Bruce Rauner became a Republican rock star when he unseated a Democratic governor in left-leaning Illinois, pledging to run Barack Obama’s home state in the mold of GOP darlings Scott Walker and Mitch Daniels. But as he takes office this month, many are wondering: Can he deliver on the hype?
There are reasons to believe the answer is no, and that Rauner’s victories may have ended on Election Day. Unlike Walker in Wisconsin and Daniels in Indiana — governors Rauner has called his role models — he inherits a state with deep financial problems and a Legislature that’s overwhelmingly Democratic. That could make achieving his top priorities, such as closing the state’s multibillion-dollar budget hole and switching public employees to a 401k-style retirement system, far more difficult.
But Rauner and others insist that Illinois’ first divided government in more than a decade won’t mean four years of gridlock, but rather produce the kind of chemistry needed to end years of legislative near-paralysis.
If so, Illinois could be a notable outlier in an increasingly polarized nation of red and blue states, and could also help Republicans solve the mystery of how to become relevant again in a place that’s been trending strongly Democratic.
“People have cherry picked (businesses) from us and laughed at us for many years,” said Republican state Sen. Bill Brady. “I think now people are looking at us with a cautious but also optimistic eye.”
Heightening Rauner’s predicament is Illinois’ history of putting off major issues that other states tackled during the recession. Thus, the state now has the nation’s worst-funded public pension system, slower-than-average job growth, billions in unpaid bills and the worst credit rating.
The political dynamic is now changed, either for better or worse.
With a Republican in the governor’s office, GOP lawmakers will at least have an incentive — some would say mandate — to put “yes” votes on major initiatives rather than just uniformly opposing, and Democrats may have to compromise more.
“I think they’ll be very productive,” said former Illinois Republican Party Chairman Pat Brady.
But first, Rauner has fences to mend. The multimillionaire private equity investor spent the year-long campaign ripping Democratic Gov.

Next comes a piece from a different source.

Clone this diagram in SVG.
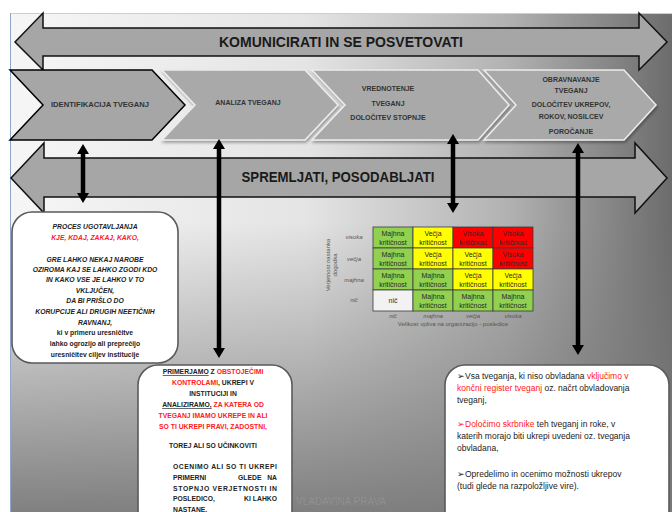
<svg xmlns="http://www.w3.org/2000/svg" width="672" height="512" viewBox="0 0 672 512">
<style>
.big{font-family:"Liberation Sans",Arial,sans-serif;font-weight:bold;font-size:15px;fill:#1a1a1a;text-anchor:middle}
.chv{font-family:"Liberation Sans",Arial,sans-serif;font-weight:bold;font-size:7px;fill:#333;text-anchor:middle}
.b1{font-family:"Liberation Sans",Arial,sans-serif;font-weight:bold;font-style:italic;font-size:6.8px;fill:#222;text-anchor:middle}
.b1n{font-family:"Liberation Sans",Arial,sans-serif;font-weight:bold;font-size:6.8px;fill:#222;text-anchor:middle}
.b2{font-family:"Liberation Sans",Arial,sans-serif;font-weight:bold;font-size:6.8px;fill:#222}
.b3{font-family:"Liberation Sans",Arial,sans-serif;font-size:8.5px;fill:#222}
.red{fill:#ff2020}
.cell{font-family:"Liberation Sans",Arial,sans-serif;font-size:7px;fill:#2a2a2a;text-anchor:middle}
.ax{font-family:"Liberation Sans",Arial,sans-serif;font-style:italic;font-size:6px;fill:#555;text-anchor:middle}
.axl{font-family:"Liberation Sans",Arial,sans-serif;font-size:6px;fill:#555;text-anchor:middle}
.arrowBand{fill:#a6a6a6;stroke:#111;stroke-width:1.5;stroke-linejoin:miter}
.chev{fill:#a9a9a9;stroke:#ececec;stroke-width:1.5;filter:url(#sh)}
.box{fill:#fff;stroke:#5a5a5a;stroke-width:1.6}
.conn{stroke:#000;stroke-width:4.5;fill:none;marker-start:url(#ah);marker-end:url(#ah)}
.g{fill:#92d050;stroke:#3a3a3a;stroke-width:0.8}
.y{fill:#ffff00;stroke:#3a3a3a;stroke-width:0.8}
.r{fill:#ff0000;stroke:#3a3a3a;stroke-width:0.8}
.w{fill:#f2f2f2;stroke:#3a3a3a;stroke-width:0.8}
</style>
<defs>
<linearGradient id="bgH" x1="0" y1="0" x2="1" y2="0">
<stop offset="0" stop-color="#f6f6f6"/>
<stop offset="0.45" stop-color="#e4e4e4"/>
<stop offset="0.75" stop-color="#b2b2b2"/>
<stop offset="1" stop-color="#6c6c6c"/>
</linearGradient>
<linearGradient id="bgV" x1="0" y1="0" x2="0" y2="1">
<stop offset="0" stop-color="#7a7a7a" stop-opacity="0"/>
<stop offset="0.42" stop-color="#7a7a7a" stop-opacity="0"/>
<stop offset="1" stop-color="#7a7a7a" stop-opacity="0.95"/>
</linearGradient>
<filter id="sh" x="-10%" y="-10%" width="120%" height="130%">
<feDropShadow dx="1" dy="2" stdDeviation="1.5" flood-color="#000" flood-opacity="0.35"/>
</filter>
<marker id="ah" viewBox="0 0 10 12" refX="2" refY="6" markerWidth="10" markerHeight="12" markerUnits="userSpaceOnUse" orient="auto-start-reverse">
<path d="M0,0 L10,6 L0,12 z" fill="#000"/>
</marker>
</defs>

<g id="background">
<rect x="10" y="13" width="662" height="499" fill="url(#bgH)"/>
<rect x="10" y="13" width="662" height="499" fill="url(#bgV)"/>
<line x1="10" y1="13.5" x2="672" y2="13.5" stroke="#c6cfdc" stroke-width="1"/>
<line x1="10.5" y1="13" x2="10.5" y2="512" stroke="#8ea6c8" stroke-width="1"/>
</g>

<g id="komunicirati">
<polygon class="arrowBand" points="15,42 43,13 43,28 639,28 639,13 667,42 639,70 639,56 43,56 43,70"/>
<text class="big" x="341" y="47" textLength="244" lengthAdjust="spacingAndGlyphs">KOMUNICIRATI IN SE POSVETOVATI</text>
</g>

<g id="spremljati">
<polygon class="arrowBand" points="11,178 44,143 44,158 635,158 635,143 667,178 635,213 635,197 44,197 44,213"/>
<text class="big" x="338" y="182" textLength="193" lengthAdjust="spacingAndGlyphs">SPREMLJATI, POSODABLJATI</text>
</g>

<g id="identifikacija">
<polygon points="10,70 152,70 185,105 152,140 10,140 43,105" fill="#a6a6a6" stroke="#000" stroke-width="1.5"/>
<text class="chv" x="100" y="107" textLength="98" lengthAdjust="spacingAndGlyphs">IDENTIFIKACIJA TVEGANJ</text>
</g>

<g id="analiza">
<polygon class="chev" points="162,70 305,70 338,105 305,140 162,140 195,105"/>
<text class="chv" x="248" y="105">ANALIZA TVEGANJ</text>
</g>

<g id="vrednotenje">
<polygon class="chev" points="312,70 478,70 509,105 478,140 312,140 345,105"/>
<text class="chv" x="388" y="91">VREDNOTENJE</text>
<text class="chv" x="388" y="106">TVEGANJ</text>
<text class="chv" x="388" y="120">DOLOČITEV STOPNJE</text>
</g>

<g id="obravnavanje">
<polygon class="chev" points="484,70 624,70 656,105 624,140 484,140 516,105"/>
<text class="chv" x="571" y="82">OBRAVNAVANJE</text>
<text class="chv" x="571" y="93">TVEGANJ</text>
<text class="chv" x="571" y="107">DOLOČITEV UKREPOV,</text>
<text class="chv" x="571" y="119">ROKOV, NOSILCEV</text>
<text class="chv" x="571" y="134">POROČANJE</text>
</g>

<g id="connectors">
<line class="conn" x1="83" y1="152" x2="83" y2="195"/>
<line class="conn" x1="219" y1="147" x2="219" y2="350"/>
<line class="conn" x1="453" y1="142" x2="453" y2="205"/>
<line class="conn" x1="578" y1="151" x2="578" y2="347"/>
</g>

<g id="box-identifikacija">
<rect class="box" x="12" y="212" width="166" height="151" rx="20"/>
<text class="b1" x="95" y="229">PROCES UGOTAVLJANJA</text>
<text class="b1 red" x="95" y="240">KJE, KDAJ, ZAKAJ, KAKO,</text>
<text class="b1" x="95" y="262">GRE LAHKO NEKAJ NAROBE</text>
<text class="b1" x="95" y="272">OZIROMA KAJ SE LAHKO ZGODI  KDO</text>
<text class="b1" x="95" y="282">IN KAKO VSE JE LAHKO V TO</text>
<text class="b1" x="95" y="292.5">VKLJUČEN,</text>
<text class="b1" x="95" y="303">DA BI PRIŠLO DO</text>
<text class="b1" x="95" y="314">KORUPCIJE ALI DRUGIH NEETIČNIH</text>
<text class="b1" x="95" y="324.5">RAVNANJ,</text>
<text class="b1n" x="95" y="335">ki v primeru uresničitve</text>
<text class="b1n" x="95" y="346">lahko ogrozijo ali preprečijo</text>
<text class="b1n" x="95" y="356.5">uresničitev  ciljev  institucije</text>
</g>

<g id="box-analiza">
<rect class="box" x="138" y="365" width="154" height="165" rx="20"/>
<text class="b2" x="213" y="374" text-anchor="middle"><tspan text-decoration="underline">PRIMERJAMO</tspan> Z <tspan class="red">OBSTOJEČIMI</tspan></text>
<text class="b2" x="213" y="385" text-anchor="middle"><tspan class="red">KONTROLAMI</tspan>, UKREPI V</text>
<text class="b2" x="213" y="396" text-anchor="middle">INSTITUCIJI IN</text>
<text class="b2" x="213" y="407" text-anchor="middle"><tspan text-decoration="underline">ANALIZIRAMO,</tspan> <tspan class="red">ZA KATERA OD</tspan></text>
<text class="b2 red" x="213" y="418" text-anchor="middle">TVEGANJ IMAMO UKREPE  IN ALI</text>
<text class="b2 red" x="213" y="429" text-anchor="middle">SO TI  UKREPI  PRAVI, ZADOSTNI,</text>
<text class="b2" x="213" y="448" text-anchor="middle">TOREJ ALI SO UČINKOVITI</text>
<text class="b2" x="173" y="469" textLength="104" lengthAdjust="spacing">OCENIMO ALI SO TI UKREPI</text>
<text class="b2" x="173" y="480">PRIMERNI</text>
<text class="b2" x="238" y="480">GLEDE</text>
<text class="b2" x="277" y="480" text-anchor="end">NA</text>
<text class="b2" x="173" y="490.5" textLength="104" lengthAdjust="spacing">STOPNJO VERJETNOSTI IN</text>
<text class="b2" x="173" y="501">POSLEDICO,</text>
<text class="b2" x="244" y="501">KI</text>
<text class="b2" x="277" y="501" text-anchor="end">LAHKO</text>
<text class="b2" x="173" y="511.5">NASTANE.</text>
</g>

<g id="matrika">
<rect class="g" x="373" y="227" width="40" height="21"/>
<rect class="y" x="413" y="227" width="40" height="21"/>
<rect class="r" x="453" y="227" width="40" height="21"/>
<rect class="r" x="493" y="227" width="40" height="21"/>
<rect class="g" x="373" y="248" width="40" height="21"/>
<rect class="y" x="413" y="248" width="40" height="21"/>
<rect class="y" x="453" y="248" width="40" height="21"/>
<rect class="r" x="493" y="248" width="40" height="21"/>
<rect class="g" x="373" y="269" width="40" height="21"/>
<rect class="g" x="413" y="269" width="40" height="21"/>
<rect class="y" x="453" y="269" width="40" height="21"/>
<rect class="y" x="493" y="269" width="40" height="21"/>
<rect class="w" x="373" y="290" width="40" height="21"/>
<rect class="g" x="413" y="290" width="40" height="21"/>
<rect class="g" x="453" y="290" width="40" height="21"/>
<rect class="g" x="493" y="290" width="40" height="21"/>
<text class="cell" x="393" y="236">Majhna</text><text class="cell" x="393" y="245">kritičnost</text>
<text class="cell" x="433" y="236">Večja</text><text class="cell" x="433" y="245">kritičnost</text>
<text class="cell" x="473" y="236">Visoka</text><text class="cell" x="473" y="245">kritičnost</text>
<text class="cell" x="513" y="236">Visoka</text><text class="cell" x="513" y="245">kritičnost</text>
<text class="cell" x="393" y="257">Majhna</text><text class="cell" x="393" y="266">kritičnost</text>
<text class="cell" x="433" y="257">Večja</text><text class="cell" x="433" y="266">kritičnost</text>
<text class="cell" x="473" y="257">Večja</text><text class="cell" x="473" y="266">kritičnost</text>
<text class="cell" x="513" y="257">Visoka</text><text class="cell" x="513" y="266">kritičnost</text>
<text class="cell" x="393" y="278">Majhna</text><text class="cell" x="393" y="287">kritičnost</text>
<text class="cell" x="433" y="278">Majhna</text><text class="cell" x="433" y="287">kritičnost</text>
<text class="cell" x="473" y="278">Večja</text><text class="cell" x="473" y="287">kritičnost</text>
<text class="cell" x="513" y="278">Večja</text><text class="cell" x="513" y="287">kritičnost</text>
<text class="cell" x="393" y="303">nič</text>
<text class="cell" x="433" y="299">Majhna</text><text class="cell" x="433" y="308">kritičnost</text>
<text class="cell" x="473" y="299">Majhna</text><text class="cell" x="473" y="308">kritičnost</text>
<text class="cell" x="513" y="299">Majhna</text><text class="cell" x="513" y="308">kritičnost</text>
<text class="ax" x="354" y="239">visoka</text>
<text class="ax" x="354" y="261">večja</text>
<text class="ax" x="354" y="282">majhna</text>
<text class="ax" x="354" y="302">nič</text>
<text class="ax" x="393" y="318">nič</text>
<text class="ax" x="433" y="318">majhna</text>
<text class="ax" x="473" y="318">večja</text>
<text class="ax" x="513" y="318">visoka</text>
<text class="axl" x="453" y="326">Velikost vpliva na organizacijo - posledice</text>
<text class="axl" transform="translate(330,265) rotate(-90)">Verjetnost nastanka</text>
<text class="axl" transform="translate(337,265) rotate(-90)">dogodka</text>
</g>

<g id="box-obravnavanje">
<rect class="box" x="445" y="365" width="224" height="165" rx="20"/>
<text class="b3" x="457" y="379">➢Vsa tveganja, ki niso obvladana <tspan class="red">vključimo v</tspan></text>
<text class="b3" x="457" y="391"><tspan class="red">končni register tveganj</tspan> oz.  načrt obvladovanja</text>
<text class="b3" x="457" y="403">tveganj,</text>
<text class="b3" x="457" y="427"><tspan class="red">➢Določimo skrbnike</tspan> teh tveganj in roke, v</text>
<text class="b3" x="457" y="439">katerih morajo biti ukrepi uvedeni oz. tveganja</text>
<text class="b3" x="457" y="451">obvladana,</text>
<text class="b3" x="457" y="477">➢Opredelimo in ocenimo možnosti ukrepov</text>
<text class="b3" x="457" y="489">(tudi glede na razpoložljive vire).</text>
</g>

<g id="watermark">
<text x="296" y="505" font-family="'Liberation Sans',Arial,sans-serif" font-size="10" fill="#fff" fill-opacity="0.13">VLADAVINA PRAVA</text>
</g>
</svg>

Pat Quinn and the powerful leaders of the Illinois House and Senate, calling them “career politicians” who drove the state into a “death spiral.”
Rauner, House Speaker Michael Madigan and Senate President John Cullerton made nice during a two-hour meeting shortly after Election Day. Rauner also been calling every member of the Legislature, saying he wants to get to know each one personally.
Many are skeptical. Among them are labor leaders, several of whom Rauner singled out by name during the campaign as contributing to the state’s financial ruin. The unions are gearing up for a fight should Rauner move to weaken their bargaining power, as Daniels and Walker did in Indiana and Wisconsin.
“Bruce Rauner has made it very clear he’s very hostile to organized labor,” said Tom Balanoff, president of the Service Employees International Union Local 1.
Yet Balanoff, who was one of those Rauner accused of “owning” state government and the Democratic Party, said his union has worked with GOP governors in the past.
Rauner himself has seemed to be lowering expectations. After telling voters during the campaign he had a plan to simultaneously lower taxes and increase spending for education, he now says the state’s finances are far worse than he was led to believe. It could be a way to give himself some wiggle room while pinning blame for unkept promises on the Democrats who preceded him.
Kirk Dillard, a former top GOP state senator, said Rauner could also benefit from his friendship with Chicago Mayor Rahm Emanuel, a relationship nurtured during Emanuel’s pre-mayoral days as an investment banker.
The state’s biggest city controls “a huge block of (Democratic) votes” in the General Assembly, noted Dillard, who added that Quinn and his Democratic predecessor, now-imprisoned ex-Gov. Rod Blagojevich, had rockier relationships with City Hall.
“That’s a huge plus” for Rauner, Dillard said.
And while both Democrats and Republicans wonder if Rauner will be in over his head because he’s never held public office before, supporters say he’s navigated state and local government in pushing education reform, working sometimes with Emanuel on the issue. After a recent governors’ session at the White House, Rauner noted that it wasn’t his first visit, telling reporters he’s “known a number of presidents.”
Dillard says he is realistic about what Rauner can accomplish.
“Gov. Rauner needs to keep his commitments to voters,” Dillard said. “And if he can’t deliver on all of them, he needs to make it clear that it’s the Democrats that are preventing him from doing so.”